The news from the White House comes at an interesting time in Jacksonville. The city released an air quality advisory Tuesday afternoon and explained how Jacksonville's air quality is being impacted by rising ozone levels.

Air Quality Manager, Steve Pace, told Channel 4 on Tuesday Jacksonville's air quality may be compromised because of rising ozone levels. In other words, Pace said, it's going to be harder for some people to breathe while outside.

"Very elderly, very young. Who already have respiratory problems will be adverse to impact by the concentrations that exist now," said Pace.

City Officials said people without respiratory problems should be okay, but they're keeping a close eye on air quality over the next few days.

"We'll re-evaluate the situation tomorrow and if necessary, we'll issue another advisory. Or if we exceed the standard, we would issue an episode alert," said Pace.

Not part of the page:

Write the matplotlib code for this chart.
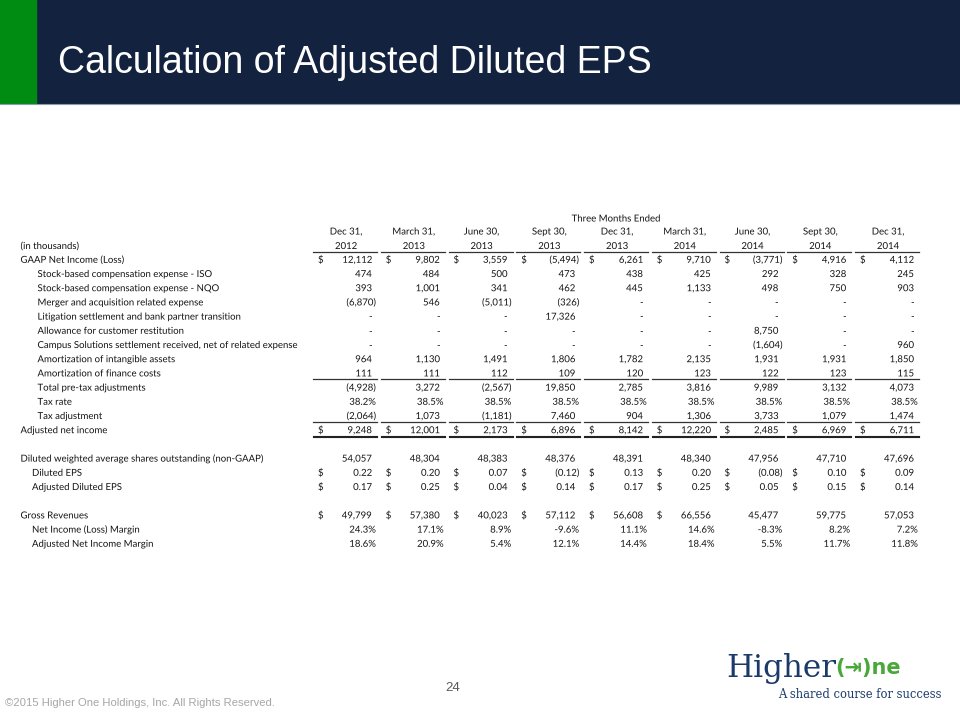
import matplotlib
matplotlib.use("Agg")
import matplotlib.pyplot as plt
import matplotlib.patheffects as pe
from matplotlib.patches import Rectangle

# ---- data ----
title = "Calculation of Adjusted Diluted EPS"
period_month = ["Dec 31,", "March 31,", "June 30,", "Sept 30,", "Dec 31,",
                "March 31,", "June 30,", "Sept 30,", "Dec 31,"]
period_year = ["2012", "2013", "2013", "2013", "2013", "2014", "2014", "2014", "2014"]

gaap_net_income = [12112, 9802, 3559, -5494, 6261, 9710, -3771, 4916, 4112]
sbc_iso = [474, 484, 500, 473, 438, 425, 292, 328, 245]
sbc_nqo = [393, 1001, 341, 462, 445, 1133, 498, 750, 903]
merger_exp = [-6870, 546, -5011, -326, 0, 0, 0, 0, 0]
litigation = [0, 0, 0, 17326, 0, 0, 0, 0, 0]
restitution = [0, 0, 0, 0, 0, 0, 8750, 0, 0]
campus_settlement = [0, 0, 0, 0, 0, 0, -1604, 0, 960]
amort_intangible = [964, 1130, 1491, 1806, 1782, 2135, 1931, 1931, 1850]
amort_finance = [111, 111, 112, 109, 120, 123, 122, 123, 115]
total_pretax_adj = [-4928, 3272, -2567, 19850, 2785, 3816, 9989, 3132, 4073]
tax_rate = [38.2, 38.5, 38.5, 38.5, 38.5, 38.5, 38.5, 38.5, 38.5]
tax_adjustment = [-2064, 1073, -1181, 7460, 904, 1306, 3733, 1079, 1474]
adj_net_income = [9248, 12001, 2173, 6896, 8142, 12220, 2485, 6969, 6711]
diluted_shares = [54057, 48304, 48383, 48376, 48391, 48340, 47956, 47710, 47696]
diluted_eps = [0.22, 0.20, 0.07, -0.12, 0.13, 0.20, -0.08, 0.10, 0.09]
adj_diluted_eps = [0.17, 0.25, 0.04, 0.14, 0.17, 0.25, 0.05, 0.15, 0.14]
gross_revenues = [49799, 57380, 40023, 57112, 56608, 66556, 45477, 59775, 57053]
ni_margin = [24.3, 17.1, 8.9, -9.6, 11.1, 14.6, -8.3, 8.2, 7.2]
adj_ni_margin = [18.6, 20.9, 5.4, 12.1, 14.4, 18.4, 5.5, 11.7, 11.8]

# (label, values, format, indent, dollar-columns, rule below)
rows = [
    ("GAAP Net Income (Loss)", gaap_net_income, "int", 0, 9, None),
    ("Stock-based compensation expense - ISO", sbc_iso, "int", 1, 0, None),
    ("Stock-based compensation expense - NQO", sbc_nqo, "int", 1, 0, None),
    ("Merger and acquisition related expense", merger_exp, "int", 1, 0, None),
    ("Litigation settlement and bank partner transition", litigation, "int", 1, 0, None),
    ("Allowance for customer restitution", restitution, "int", 1, 0, None),
    ("Campus Solutions settlement received, net of related expense", campus_settlement, "int", 1, 0, None),
    ("Amortization of intangible assets", amort_intangible, "int", 1, 0, None),
    ("Amortization of finance costs", amort_finance, "int", 1, 0, "single"),
    ("Total pre-tax adjustments", total_pretax_adj, "int", 1, 0, None),
    ("Tax rate", tax_rate, "pct", 1, 0, None),
    ("Tax adjustment", tax_adjustment, "int", 1, 0, "single"),
    ("Adjusted net income", adj_net_income, "int", 0, 9, "double"),
    None,
    ("Diluted weighted average shares outstanding (non-GAAP)", diluted_shares, "int", 0, 0, None),
    ("Diluted EPS", diluted_eps, "eps", 2, 9, None),
    ("Adjusted Diluted EPS", adj_diluted_eps, "eps", 2, 9, None),
    None,
    ("Gross Revenues", gross_revenues, "int", 0, 6, None),
    ("Net Income (Loss) Margin", ni_margin, "margin", 2, 0, None),
    ("Adjusted Net Income Margin", adj_ni_margin, "margin", 2, 0, None),
]


def fmt(v, kind):
    if kind in ("pct", "margin"):
        return f"{v:.1f}%", True
    if kind == "eps":
        return (f"({abs(v):.2f})", True) if v < 0 else (f"{v:.2f}", False)
    if v == 0:
        return "-", False
    return (f"({abs(v):,})", True) if v < 0 else (f"{v:,}", False)


font = ["Lato", "DejaVu Sans"]
tcol = "#141414"
fs = 6.9
base = 3.5  # offset from row centre to text baseline, px
as_path = [pe.Normal()]  # draw glyphs as paths so baselines line up exactly

fig = plt.figure(figsize=(9.6, 7.2), dpi=100)
ax = fig.add_axes([0, 0, 1, 1])
ax.set_xlim(0, 960)
ax.set_ylim(720, 0)
ax.axis("off")


def cell(x, y, s, ha):
    # a lone dash is too thin as a path and can vanish, keep it as hinted text
    effects = [] if s == "-" else as_path
    ax.text(x, y + base, s, fontsize=fs, family=font, color=tcol, ha=ha,
            va="baseline", path_effects=effects)


# header band
ax.add_patch(Rectangle((0, 0), 960, 103, color="#13233f", zorder=0))
ax.add_patch(Rectangle((0, 0), 36, 103, color="#008c12", zorder=1))
ax.plot([0, 960], [103.5, 103.5], color="#8a9bb0", lw=0.8)
ax.text(58, 63, title, color="white", fontsize=27, family="Liberation Sans",
        va="center", ha="left")

# table header
col_w = 67.75
x_right = [372 + col_w * i for i in range(len(period_month))]
cell(616, 218, "Three Months Ended", "center")
cell(20.5, 245.5, "(in thousands)", "left")
for xr, m, y in zip(x_right, period_month, period_year):
    cell(xr - 26, 231, m, "center")
    cell(xr - 26, 245.5, y, "center")
    ax.plot([xr - 59, xr + 5], [252, 252], color="#333333", lw=0.9)

indent_x = [20.5, 37.5, 32]
y0, dy = 259.3, 14.2
for i, row in enumerate(rows):
    if row is None:
        continue
    label, vals, kind, lvl, ndollar, rule = row
    y = y0 + dy * i
    cell(indent_x[lvl], y, label, "left")
    for j, (xr, v) in enumerate(zip(x_right, vals)):
        s, hang = fmt(v, kind)
        cell(xr + (3.8 if hang else 0), y, s, "right")
        if j < ndollar:
            cell(xr - 54, y, "$", "left")
        if rule == "single":
            ax.plot([xr - 59, xr + 5], [y + 6.5, y + 6.5], color="#333333", lw=0.9)
        elif rule == "double":
            ax.plot([xr - 59, xr + 5], [y + 6, y + 6], color="#222222", lw=0.8)
            ax.plot([xr - 59, xr + 5], [y + 7.6, y + 7.6], color="#222222", lw=0.8)

# footer
ax.text(453, 688, "24", fontsize=9.5, family="Liberation Sans", color="#595959",
        ha="center", va="center")
ax.text(5, 703, "\u00a92015 Higher One Holdings, Inc. All Rights Reserved.", fontsize=8.1,
        family="Liberation Sans", color="#a6a6a6", ha="left", va="center")

# logo
ax.text(726, 668, "Higher", fontsize=22.3, family="DejaVu Serif", color="#1b3a6b",
        ha="left", va="center")
ax.text(835, 668, "(\u21e5)ne", fontsize=15, family=["DejaVu Sans"], weight="bold",
        color="#4aa83a", ha="left", va="center")
ax.text(778, 695, "A shared course for success", fontsize=8.3, family="DejaVu Serif",
        color="#1b3a6b", ha="left", va="center")

fig.savefig("out.png", dpi=100)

According to the White House's report that was released Tuesday, if something isn't done about climate change, we could see more disasters like flooding and wildfires. Local climate change expert Tom Larson said Jacksonville would face its fair share of problems too.

"We in northeast Florida enjoy a little bit higher elevation than some other parts of the state," said Larson.

Larson has studied the impact of climate change for more than a decade. He told Channel 4 on Tuesday that northeast Florida's slightly higher elevation, could still see higher sea levels. Larson also pointed to erosion issues in Ponte Vedra Beach and said more of that could follow. Larson believes the erosion issues lately are just the tip of the iceberg.

"We also face the problems from storm water runoff," said Larson. "Water will be more prone to staying where we would rather have dry land and it will be more difficult to drain home sites and commercial locations."

The city's Environmental Quality Division maintains a dedicated website that includes the most up-to-date Air Quality Index information for the city.